The state Department of Education used to license private schools but in 1996 transferred that responsibility to the council. At that point licensing became
optional, although Senate Education Chairwoman
Michelle Kidani said that was not the intent.
“I did not realize that some private schools are not being so-called ‘licensed’ or regulated as they were before 1997,” said Kidani (D, Mililani-Waikele-Kunia), who
introduced legislation to address the situation. “The issue is to make sure there is some kind of annual reporting that shows compliance with health and safety laws, including enrollment, that faculty are credentialed and so on.”
To be licensed, a school must meet a variety of requirements covering such aspects as safety, health, facilities, governance, faculty, admissions, finances and a viable educational program. The items are on a checklist the state used and passed on to the council when it transferred duties, Bossert said.
Senate Bill 980, which would require all private schools to be either licensed or accredited by the Western Association of Schools and Colleges, is headed to the full Senate after passing the Judiciary Committee on Thursday. But the companion bill in the House has stalled.
Catholic Schools Superintendent Mike Rockers strongly opposes the legislation, saying it might violate the constitutional separation of church and state. He also objects to having a “third party” such as the council determine the fate of parochial schools.
House Bill 409 was
deferred by the Committee on Lower and Higher Education, headed by bill co-sponsor and committee Chairman Justin Woodson (D, Kahului-Wailuku-Puunene) after Rockers’ testimony Feb. 12.
All 33 of Hawaii’s Catholic schools are accredited by WASC, a higher standard that includes licensing. So the proposed legislation would not affect them at this point, but Rockers said he feared it could lead to trouble.
“We certainly as a Catholic organization want to be able to hire Catholic teachers, and there’s other parts of our identity that we want to remain focused on,” he said. “Right now those things are not affected by the accreditation or that licensing checklist. But 10 years down the road, when an organization has the authority to license, if they change some wording related to curriculum or pedagogy or hiring practices, then it may put us in a bind.”
Rockers said of WASC and the Hawaii Association of Independent Schools that “choosing to have them as part of our support and our collaboration with them is one thing, but mandating that it should happen is a
different thing, I think.”
In Hawaii, businesses including private schools must register with the Department of Commerce and Consumer Affairs. But after that the agency does not track private school operations.
“To be clear, the DCCA has no oversight of K-12 private schools,” Catherine Awakuni Colón, the department’s director, testified.
A U.S. Department of Education report, “State Regulations for Private Schools,” published in 2009, showed that no state required licensing of all private schools at that time, although some had registration and other
requirements.
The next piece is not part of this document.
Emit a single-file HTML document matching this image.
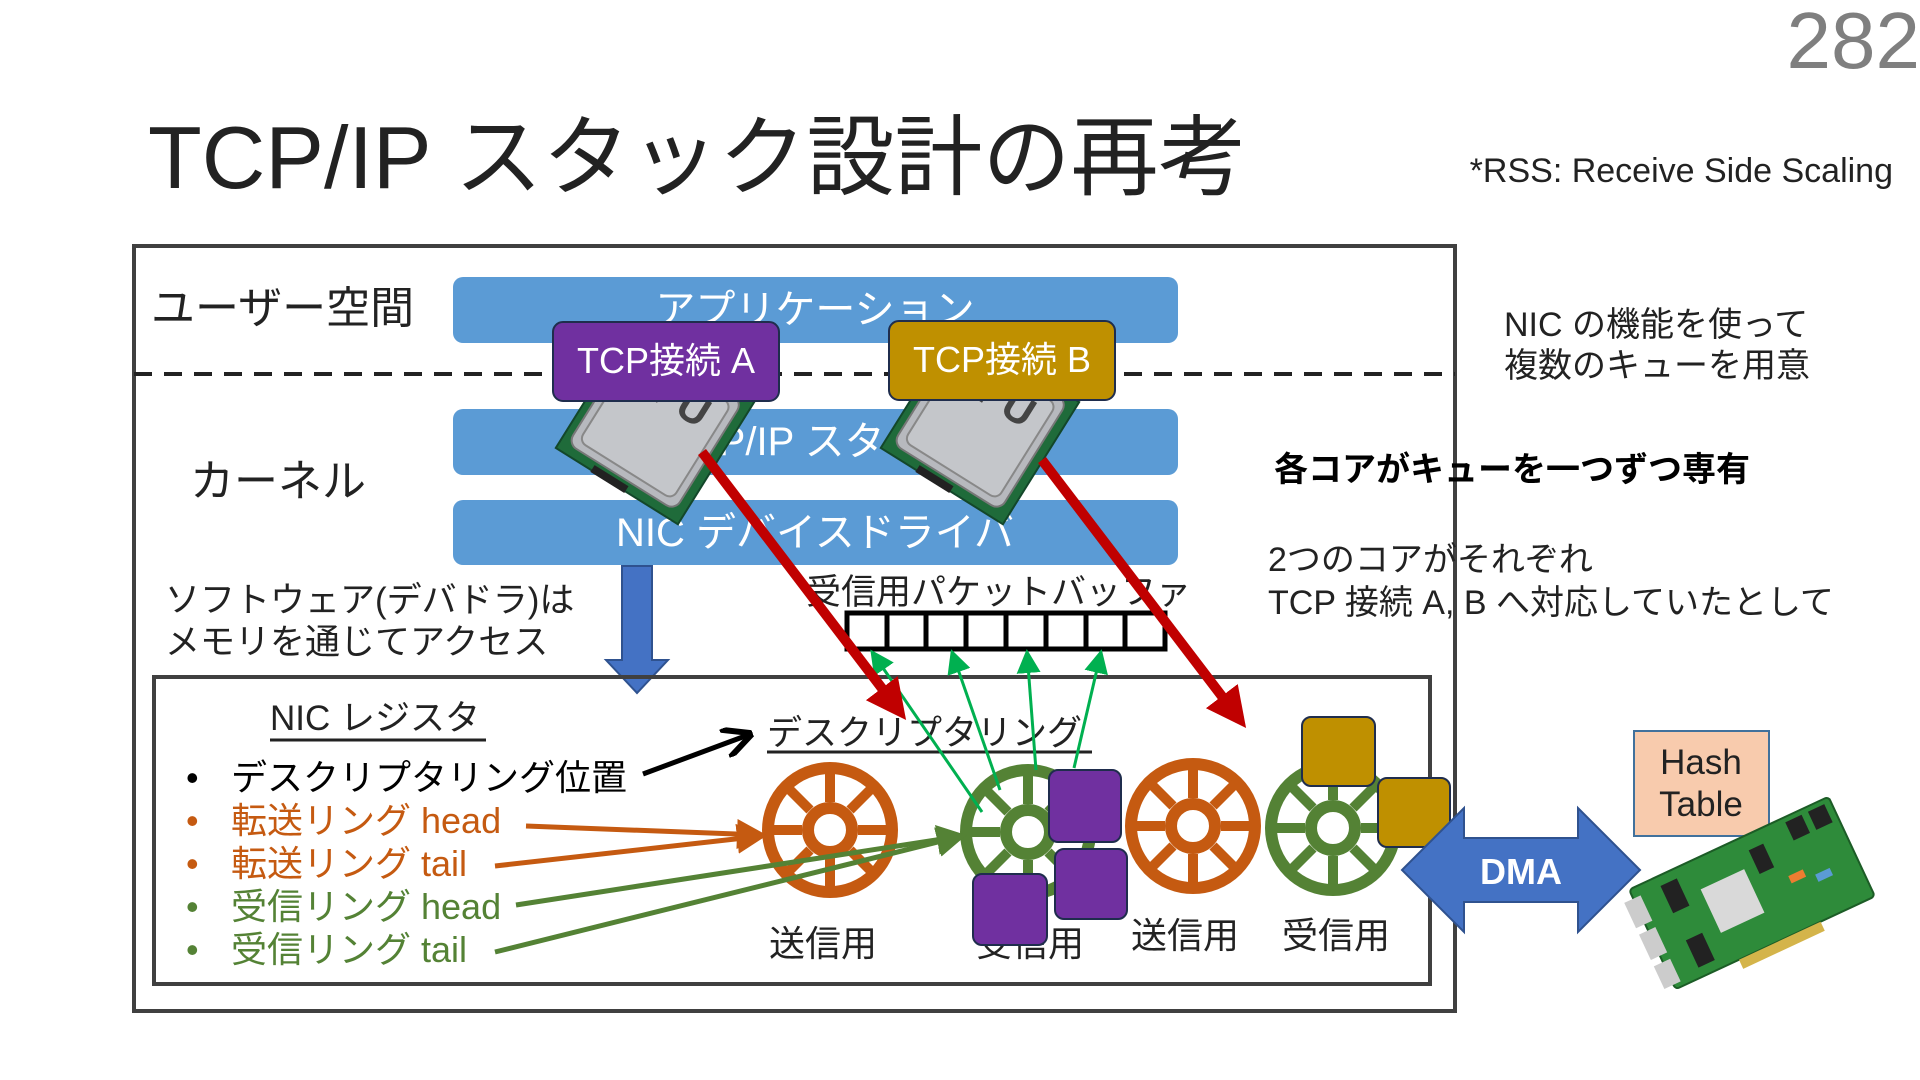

Pennsylvania mandated licensing of private schools except those owned or operated under the authority of a bona fide religious institution.
Kidani said the issue is regulatory approval, whether it is called licensing or not.
The Hawaii Council of
Private Schools currently
licenses 92 schools in the state and estimates that about 20 other schools are neither licensed nor accredited, Bossert said.
“The majority are very small schools,” Kidani said. “When some of these schools finally decide to be licensed, we find that they didn’t even know that they need a fire safety inspection, did not know they need a certificate of occupancy, which makes sure the facility is correct for educating students, did not know that if they’re serving food they need Health Department approval.”
Edna Hussey, board chairwoman of the Hawaii Council of Private Schools, cited a Senate concurrent resolution in 1999 noting that the
Department of Education had formally recognized the council as “the agency responsible for the licensing
of all private schools.”
“What is worrisome in our state is that there are no laws that hold unlicensed private schools to our industry standards,” Hussey testified.